**Exercise aim:** Print the material below exactly as it stands, please, from its first line to the line holding "(s8) at (114.5,131)", with no pictures.

**Data entries:**
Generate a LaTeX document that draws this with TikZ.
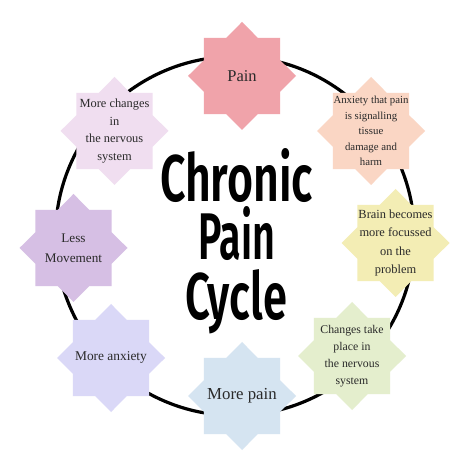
\documentclass[tikz,border=0pt]{standalone}
\usepackage{fontspec}
\setmainfont{Liberation Serif}
\newfontfamily\titlefont{Fira Sans SemiBold}
\usetikzlibrary{shapes.geometric}
\definecolor{cPain}{HTML}{F0A3AA}
\definecolor{cAnx}{HTML}{FAD6C4}
\definecolor{cBrain}{HTML}{F3EDB4}
\definecolor{cChg}{HTML}{E4EECD}
\definecolor{cMpain}{HTML}{D5E4F1}
\definecolor{cManx}{HTML}{DAD8F7}
\definecolor{cLess}{HTML}{D6BFE4}
\definecolor{cMchg}{HTML}{F0DEF0}
\definecolor{ink}{HTML}{2A2A2A}
\tikzset{
  ring/.style={draw=black, line width=3.2pt},
  starbox/.style={star, star points=8, star point ratio=1.307, minimum size=108pt, inner sep=0pt, draw=none},
  lbl/.style={align=center, text=ink, inner sep=0pt},
  ttl/.style={anchor=base, inner sep=0pt, text=black}
}
\newcommand{\ttlword}[2]{\resizebox{#1}{\height}{\titlefont\fontsize{66}{66}\selectfont #2}}
\begin{document}
\begin{tikzpicture}[x=1pt,y=-1pt]
\fill[white] (0,0) rectangle (474,470);
\path[use as bounding box] (0,0) rectangle (474,470);
\coordinate (c) at (235,236);
\draw[ring] (c) circle[radius=179.5pt];

\node[starbox, fill=cPain]  (s1) at (242,76) {};
\node[starbox, fill=cAnx]   (s2) at (371,131) {};
\node[starbox, fill=cBrain] (s3) at (395.5,243) {};
\node[starbox, fill=cChg]   (s4) at (352,356) {};
\node[starbox, fill=cMpain] (s5) at (242,396) {};
\node[starbox, fill=cManx]  (s6) at (111,358) {};
\node[starbox, fill=cLess]  (s7) at (73.5,248) {};
\node[starbox, fill=cMchg]  (s8) at (114.5,131) {};

\node[lbl, font=\fontsize{16.5}{20}\selectfont] (t1) at (s1) {Pain};
\node[lbl, font=\fontsize{10.8}{15.4}\selectfont] (t2) at (s2) {Anxiety that pain\\is signalling\\tissue\\damage and\\harm};
\node[lbl, font=\fontsize{12.4}{18.3}\selectfont] (t3) at (s3) {Brain becomes\\more focussed\\on the\\problem};
\node[lbl, font=\fontsize{11.8}{16.8}\selectfont] (t4) at (s4) {Changes take\\place in\\the nervous\\system};
\node[lbl, font=\fontsize{16.8}{20}\selectfont] (t5) at (s5) {More pain};
\node[lbl, font=\fontsize{13.4}{18}\selectfont] (t6) at (s6) {More anxiety};
\node[lbl, font=\fontsize{13.2}{20}\selectfont] (t7) at (s7) {Less\\Movement};
\node[lbl, font=\fontsize{12.4}{17.7}\selectfont] (t8) at (s8) {More changes\\in\\the nervous\\system};

\node[ttl] (h1) at (236.5,202) {\ttlword{153pt}{Chronic}};
\node[ttl] (h2) at (236.5,260) {\ttlword{77pt}{Pain}};
\node[ttl] (h3) at (236,320) {\ttlword{102pt}{Cycle}};
\end{tikzpicture}
\end{document}
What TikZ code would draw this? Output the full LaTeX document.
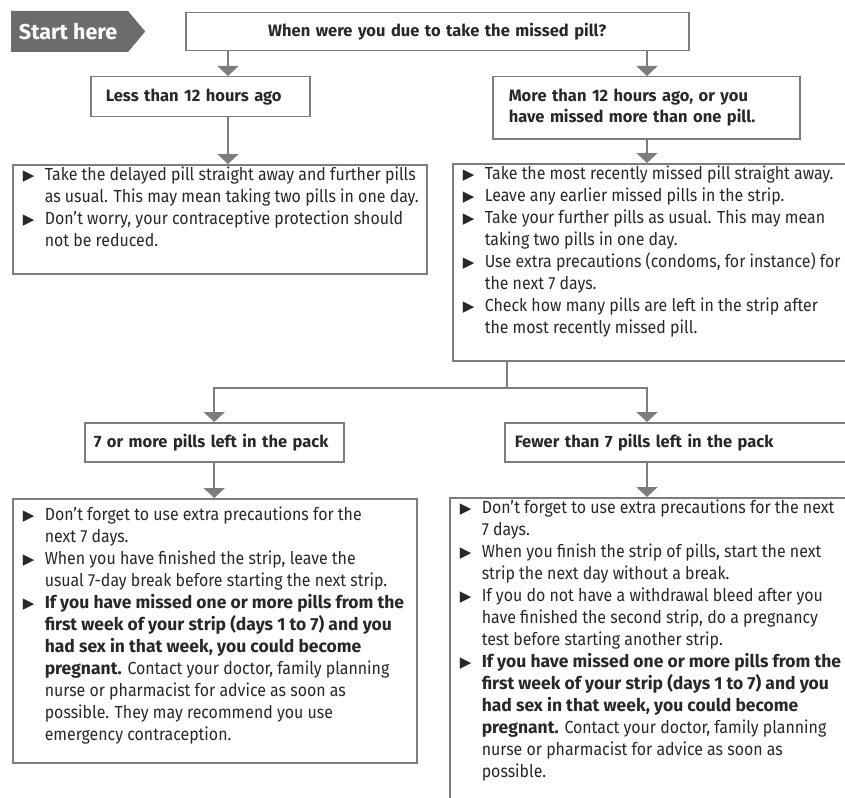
\documentclass[tikz,border=0pt]{standalone}
\usepackage{fontspec}
\setmainfont{Fira Sans}[FakeStretch=0.91]
\newfontfamily\headfont{Fira Sans}
\newfontfamily\symfont{DejaVu Sans}
\usepackage{xcolor}
\definecolor{linegrey}{RGB}{125,125,125}
\definecolor{startgrey}{RGB}{108,108,108}
\definecolor{ink}{RGB}{40,40,40}
\usetikzlibrary{positioning, calc, shapes.symbols, arrows.meta}
\tikzstyle{Arrow} = [draw=linegrey, line width=2pt,
-{Triangle[width=21pt,length=10pt]}]
\tikzstyle{Line} = [draw=linegrey, line width=2pt]
\tikzstyle{Head} = [draw=linegrey, line width=1.5pt, text=ink, anchor=north west,
font=\headfont\bfseries\fontsize{16.5}{21}\selectfont, align=left]
\tikzstyle{Body} = [draw=linegrey, line width=1.5pt, text=ink, anchor=north west,
inner sep=0pt, font=\fontsize{17.5}{22}\selectfont]
\newcommand{\itm}{\par\hangindent=32pt\hangafter=1\noindent\hspace*{10pt}%
\makebox[22pt][l]{{\symfont\fontsize{15}{15}\selectfont ▶}}\strut}
\newcommand{\warnbold}[1]{{\headfont\bfseries #1}}
\newcommand{\boxtext}[3]{\parbox[t][#2][t]{#1}{\raggedright #3}}

\begin{document}
\begin{tikzpicture}[x=1pt, y=-1pt]
        \clip (0,0) rectangle (845,797);
        \coordinate (lcol) at (228,0);
        \coordinate (rcol) at (647,0);
        \coordinate (fork) at (507,388);

        \node [signal, signal to=east, signal pointer angle=100, fill=startgrey,
               text=white, font=\headfont\bfseries\fontsize{21.5}{24}\selectfont,
               minimum height=41, minimum width=134, anchor=west] (start) at (11,31.5)
              {Start here\hspace*{3pt}};
        \node [Head, align=center, text width=480, inner xsep=11.5, minimum height=38] (question) at (185,12)
              {When were you due to take the missed pill?};
        \node [Head, text width=189, inner xsep=15, minimum height=40] (less) at (90,76)
              {Less than 12 hours ago};
        \node [Head, text width=275, inner xsep=16, minimum height=62] (more) at (492,76)
              {More than 12 hours ago, or you\\have missed more than one pill.};

        \node [Body] (lt) at (12,164) {\boxtext{414pt}{109pt}{%
              \itm Take the delayed pill straight away and further pills\newline
              as usual. This may mean taking two pills in one day.
              \itm Don't worry, your contraceptive protection should\newline
              not be reduced.}};
        \node [Body] (rt) at (452,163) {\boxtext{430pt}{197pt}{%
              \itm Take the most recently missed pill straight away.
              \itm Leave any earlier missed pills in the strip.
              \itm Take your further pills as usual. This may mean\newline
              taking two pills in one day.
              \itm Use extra precautions (condoms, for instance) for\newline
              the next 7 days.
              \itm Check how many pills are left in the strip after\newline
              the most recently missed pill.}};

        \node [Head, text width=241, inner xsep=9, minimum height=39] (seven) at (84,422)
              {7 or more pills left in the pack};
        \node [Head, text width=340, inner xsep=10, minimum height=39] (fewer) at (504,422)
              {Fewer than 7 pills left in the pack};

        \node [Body] (lb) at (12,498) {\boxtext{404pt}{264pt}{\vspace*{6pt}%
              \itm Don't forget to use extra precautions for the\newline
              next 7 days.
              \itm When you have finished the strip, leave the\newline
              usual 7-day break before starting the next strip.
              \itm \warnbold{If you have missed one or more pills from the\newline
              first week of your strip (days 1 to 7) and you\newline
              had sex in that week, you could become\newline
              pregnant.} Contact your doctor, family planning\newline
              nurse or pharmacist for advice as soon as\newline
              possible. They may recommend you use\newline
              emergency contraception.}};
        \node [Body] (rb) at (449,497) {\boxtext{430pt}{330pt}{%
              \itm Don't forget to use extra precautions for the next\newline
              7 days.
              \itm When you finish the strip of pills, start the next\newline
              strip the next day without a break.
              \itm If you do not have a withdrawal bleed after you\newline
              have finished the second strip, do a pregnancy\newline
              test before starting another strip.
              \itm \warnbold{If you have missed one or more pills from the\newline
              first week of your strip (days 1 to 7) and you\newline
              had sex in that week, you could become\newline
              pregnant.} Contact your doctor, family planning\newline
              nurse or pharmacist for advice as soon as\newline
              possible.}};

        % connectors
        \draw[Arrow] (question.south -| lcol) -- (less.north -| lcol);
        \draw[Arrow] (question.south -| rcol) -- (more.north -| rcol);
        \draw[Arrow] (less.south -| lcol) -- (lt.north -| lcol);
        \draw[Arrow] (more.south -| rcol) -- (rt.north -| rcol);
        \draw[Line] (rt.south -| fork) -- (fork);
        \draw[Arrow] (fork) -| (seven.north);
        \draw[Arrow] (fork) -| (fewer.north -| rcol);
        \draw[Arrow] (seven.south) -- (lb.north -| seven.south);
        \draw[Arrow] (fewer.south -| rcol) -- (rb.north -| rcol);
    \end{tikzpicture}
\end{document}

**Full solution:**
Generate a LaTeX document that draws this with TikZ.
\documentclass[tikz,border=0pt]{standalone}
\usepackage{fontspec}
\setmainfont{Liberation Serif}
\newfontfamily\titlefont{Fira Sans SemiBold}
\usetikzlibrary{shapes.geometric}
\definecolor{cPain}{HTML}{F0A3AA}
\definecolor{cAnx}{HTML}{FAD6C4}
\definecolor{cBrain}{HTML}{F3EDB4}
\definecolor{cChg}{HTML}{E4EECD}
\definecolor{cMpain}{HTML}{D5E4F1}
\definecolor{cManx}{HTML}{DAD8F7}
\definecolor{cLess}{HTML}{D6BFE4}
\definecolor{cMchg}{HTML}{F0DEF0}
\definecolor{ink}{HTML}{2A2A2A}
\tikzset{
  ring/.style={draw=black, line width=3.2pt},
  starbox/.style={star, star points=8, star point ratio=1.307, minimum size=108pt, inner sep=0pt, draw=none},
  lbl/.style={align=center, text=ink, inner sep=0pt},
  ttl/.style={anchor=base, inner sep=0pt, text=black}
}
\newcommand{\ttlword}[2]{\resizebox{#1}{\height}{\titlefont\fontsize{66}{66}\selectfont #2}}
\begin{document}
\begin{tikzpicture}[x=1pt,y=-1pt]
\fill[white] (0,0) rectangle (474,470);
\path[use as bounding box] (0,0) rectangle (474,470);
\coordinate (c) at (235,236);
\draw[ring] (c) circle[radius=179.5pt];

\node[starbox, fill=cPain]  (s1) at (242,76) {};
\node[starbox, fill=cAnx]   (s2) at (371,131) {};
\node[starbox, fill=cBrain] (s3) at (395.5,243) {};
\node[starbox, fill=cChg]   (s4) at (352,356) {};
\node[starbox, fill=cMpain] (s5) at (242,396) {};
\node[starbox, fill=cManx]  (s6) at (111,358) {};
\node[starbox, fill=cLess]  (s7) at (73.5,248) {};
\node[starbox, fill=cMchg]  (s8) at (114.5,131) {};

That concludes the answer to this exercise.